A team of healthcare professionals read 195 responses to patient questions from social media forum Reddit and rated the answers from the artificial intelligence chatbot more highly than those provided by doctors.
The study’s authors from the University of California concluded in JAMA Internal Medicine that further research should be done on whether AI assistants can help doctors in workflow and drafting responses, which may help reduce clinician burnout.
The healthcare professionals comparing the responses – without being told which was real and which generated by ChatGPT – were asked to look at both the quality of information and bedside manner.
They preferred the ChatGPT responses in 79% of cases and overall rated them as of significantly higher quality.
The prevalence of chatbot responses that were graded as ’empathetic’ or ‘very empathetic’, was almost 10 times higher than the doctor-written responses, the researchers reported.
The authors said: ‘While this cross-sectional study has demonstrated promising results in the use of AI assistants for patient questions, it is crucial to note that further research is necessary before any definitive conclusions can be made regarding their potential effect in clinical settings.’

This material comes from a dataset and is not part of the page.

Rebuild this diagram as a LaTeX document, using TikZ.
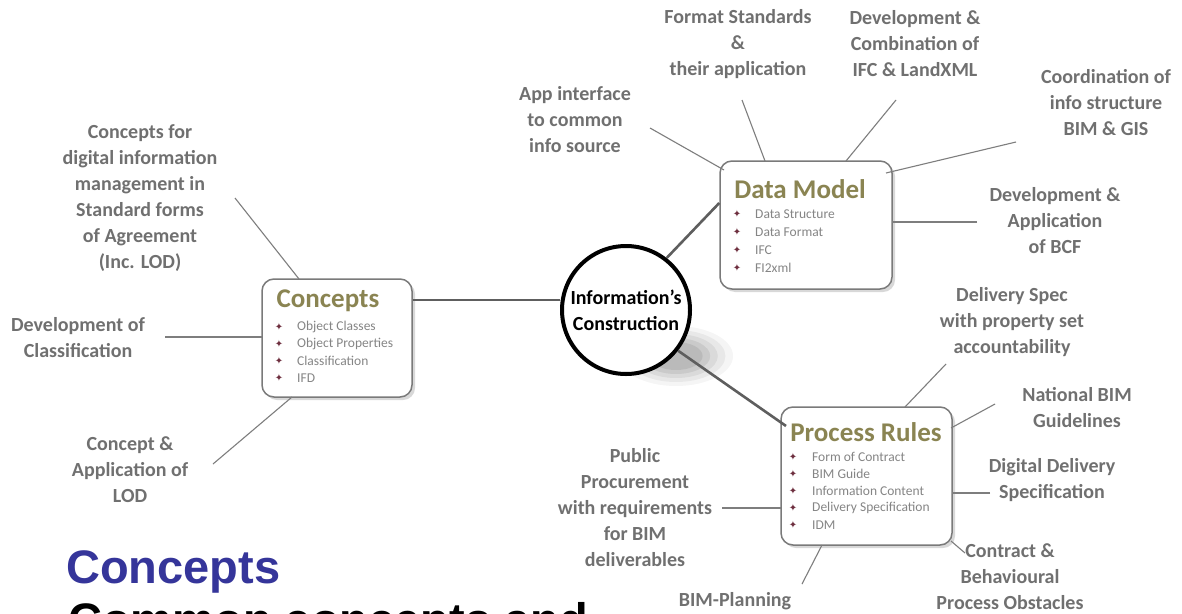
\documentclass[tikz,border=0pt]{standalone}
\usepackage{fontspec}
\setmainfont{Carlito}
\newfontfamily\arialf{Liberation Sans}
\newfontfamily\dejavu{DejaVu Sans}
\usetikzlibrary{shadows}
\definecolor{lblgray}{HTML}{707070}
\definecolor{itemgray}{HTML}{858585}
\definecolor{olive}{HTML}{8A8452}
\definecolor{bulletc}{HTML}{6E2F3F}
\definecolor{boxline}{HTML}{7A7A7A}
\definecolor{thickc}{HTML}{5E5E5E}
\definecolor{thinc}{HTML}{7E7E7E}
\definecolor{bluet}{HTML}{35359A}
\tikzset{
  lbl/.style={align=center, inner sep=0pt, text=lblgray, font=\fontsize{20}{26}\selectfont\bfseries},
  boxnode/.style={draw=boxline, line width=1.5pt, rounded corners=12pt, fill=white, inner sep=0pt,
    drop shadow={shadow xshift=3pt, shadow yshift=-3pt, opacity=0.3}},
  boxtitle/.style={inner sep=0pt, text=olive, font=\fontsize{27}{30}\selectfont\bfseries},
  item/.style={anchor=west, inner sep=0pt, text=itemgray, font=\fontsize{13.5}{15}\selectfont},
  bul/.style={inner sep=0pt, text=bulletc, font=\dejavu\fontsize{10}{11}\selectfont},
  thick link/.style={draw=thickc, line width=2.6pt},
  leader/.style={draw=thinc, line width=1.1pt},
}
\begin{document}
\begin{tikzpicture}[x=1pt,y=-1pt]
\useasboundingbox (0,0) rectangle (1182,613);
\fill[white] (0,0) rectangle (1182,613);

% shadow of centre circle (lower right)
\foreach \r/\o in {30/0.04,26/0.05,22/0.06,18/0.07,14/0.08}{
  \fill[black,opacity=\o] (676,356) ellipse ({\r*1.9} and \r);
}

% centre circle
\node[circle, draw=black, line width=4pt, fill=white, minimum size=128pt, inner sep=0pt,
      align=center, font=\fontsize{20}{26}\selectfont\bfseries] (core) at (626,310)
      {Information’s\\Construction};

% boxes
\node[boxnode, minimum width=150pt, minimum height=118pt] (cbox) at (337,338) {};
\node[boxnode, minimum width=172pt, minimum height=128pt] (dbox) at (806,225) {};
\node[boxnode, minimum width=171pt, minimum height=138pt] (pbox) at (866.5,476) {};

% Concepts box content
\node[boxtitle] (ctitle) at (328,301) {Concepts};
\foreach \t [count=\i] in {Object Classes,Object Properties,Classification,IFD}{
  \node[bul] (cb\i) at (279,310+17*\i) {✦};
  \node[item] (ci\i) at (297,310+17*\i) {\t};
}
% Data Model box content
\node[boxtitle] (dtitle) at (800,189) {Data Model};
\foreach \t [count=\i] in {Data Structure,Data Format,IFC,FI2xml}{
  \node[bul] (db\i) at (737,196+18*\i) {✦};
  \node[item] (di\i) at (755,196+18*\i) {\t};
}
% Process Rules box content
\node[boxtitle] (ptitle) at (866,432) {Process Rules};
\foreach \t [count=\i] in {Form of Contract,BIM Guide,Information Content,Delivery Specification,IDM}{
  \node[bul] (pb\i) at (793,440+17*\i) {✦};
  \node[item] (pi\i) at (812,440+17*\i) {\t};
}

% thick links
\draw[thick link] (cbox.east |- 0,300) coordinate (c1) -- (core.west |- 0,300);
\draw[thick link] (core.52) -- (dbox.south west |- 0,203) ;
\coordinate (pr1) at (786,426);
\draw[thick link] (core.-38) -- (pr1);

% labels
\node[lbl] (fmt) at (738,44) {Format Standards\\\&\\their application};
\node[lbl] (devifc) at (915,44) {Development \&\\Combination of\\IFC \& LandXML};
\node[lbl] (coord) at (1106,103) {Coordination of\\info structure\\BIM \& GIS};
\node[lbl] (app) at (575,120) {App interface\\to common\\info source};
\node[lbl] (bcf) at (1055,221) {Development \&\\Application\\of BCF};
\node[lbl] (delspec) at (1012,322) {Delivery Spec\\with property set\\accountability};
\node[lbl] (natbim) at (1077,408) {National BIM\\Guidelines};
\node[lbl] (digdel) at (1052,480) {Digital Delivery\\Specification};
\node[lbl] (contract) at (1010,577) {Contract \&\\Behavioural\\Process Obstacles};
\node[lbl] (bimplan) at (735,601) {BIM-Planning};
\node[lbl] (public) at (635,508) {Public\\Procurement\\with requirements\\for BIM\\deliverables};
\node[lbl] (concfor) at (140,198) {Concepts for\\digital information\\management in\\Standard forms\\of Agreement\\(Inc. LOD)};
\node[lbl] (devclass) at (78,338) {Development of\\Classification};
\node[lbl] (concapp) at (130,470) {Concept \&\\Application of\\LOD};

% leader end points
\coordinate (l-app) at (650,128);   \coordinate (b-app) at (724,170);
\coordinate (l-fmt) at (742,100);   \coordinate (b-fmt) at (765,161);
\coordinate (l-dev) at (896,100);   \coordinate (b-dev) at (846,161);
\coordinate (l-coo) at (1016,142);  \coordinate (b-coo) at (886,173);
\coordinate (l-bcf) at (977,222);   \coordinate (b-bcf) at (892,222);
\coordinate (l-del) at (946,364);   \coordinate (b-del) at (905,407);
\coordinate (l-nat) at (995,404);   \coordinate (b-nat) at (951,428);
\coordinate (l-dig) at (990,493);   \coordinate (b-dig) at (952,493);
\coordinate (l-con) at (965,553);   \coordinate (b-con) at (951,541);
\coordinate (l-bim) at (802,584);   \coordinate (b-bim) at (822,545);
\coordinate (l-pub) at (722,508);   \coordinate (b-pub) at (781,508);
\coordinate (l-cf)  at (235,198);   \coordinate (b-cf)  at (299,279);
\coordinate (l-dc)  at (165,337);   \coordinate (b-dc)  at (262,337);
\coordinate (l-ca)  at (213,464);   \coordinate (b-ca)  at (292,397);

\foreach \a in {app,fmt,dev,coo,bcf,del,nat,dig,con,bim,pub,cf,dc,ca}{
  \draw[leader] (l-\a) -- (b-\a);
}

% bottom texts (second line is cut by the lower edge, as in the reference)
\node[anchor=base west, inner sep=0pt, text=bluet, font=\arialf\bfseries\fontsize{47}{50}\selectfont] (cap1) at (66,583) {Concepts};
\node[anchor=base west, inner sep=0pt, text=black, font=\arialf\bfseries\fontsize{47}{50}\selectfont] (cap2) at (68,636) {Common concepts and};
\end{tikzpicture}
\end{document}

‘Studying the addition of AI assistants to patient messaging workflows holds promise with the potential to improve both clinician and patient outcomes,’ they added.
Responses from ChatGPT were on average four times longer which suggests in practice that those evaluating them would have been able to guess which was which, experts said.
It was also not a level comparison as the clinicians were responding on a public forum which may have affected how empathetic the responses were, Professor James Davenport, professor of information technology, at the University of Bath pointed out.
But he said it does raise legitimate questions about whether and how ChatGPT could ‘assist physicians in response generation’.
Professor Mirella Lapata, professor of natural language processing at the University of Edinburgh, said it was not surprising that healthcare professionals preferred ChatGPT to physician responses.
She said: ‘ChatGPT is more empathetic and overall chattier. Without controlling for the length of the response, we cannot know for sure whether the raters judged for style (eg, verbose and flowery discourse) rather than content.’
Professor Anthony Cohn, professor of automated reasoning at the University of Leeds, said: ‘Given ChatGPT’s well known abilities to “write in the style of”, it is not surprising that a chatbot is able to write text that is generally regarded as empathetic.’
He added that authors are careful to note that a chatbot should only be used as a tool to draft a response to a patient query – given the propensity of this type of technology to invent ‘facts’ and hallucinate, it would be dangerous to rely on any factual information given.
‘It is essential that any responses are carefully checked by a medical professional. However, humans have been shown to overly trust machine responses, particularly when they are often right, and a human may not always be sufficiently vigilant to properly check a chatbot’s response; this would need guarding against.’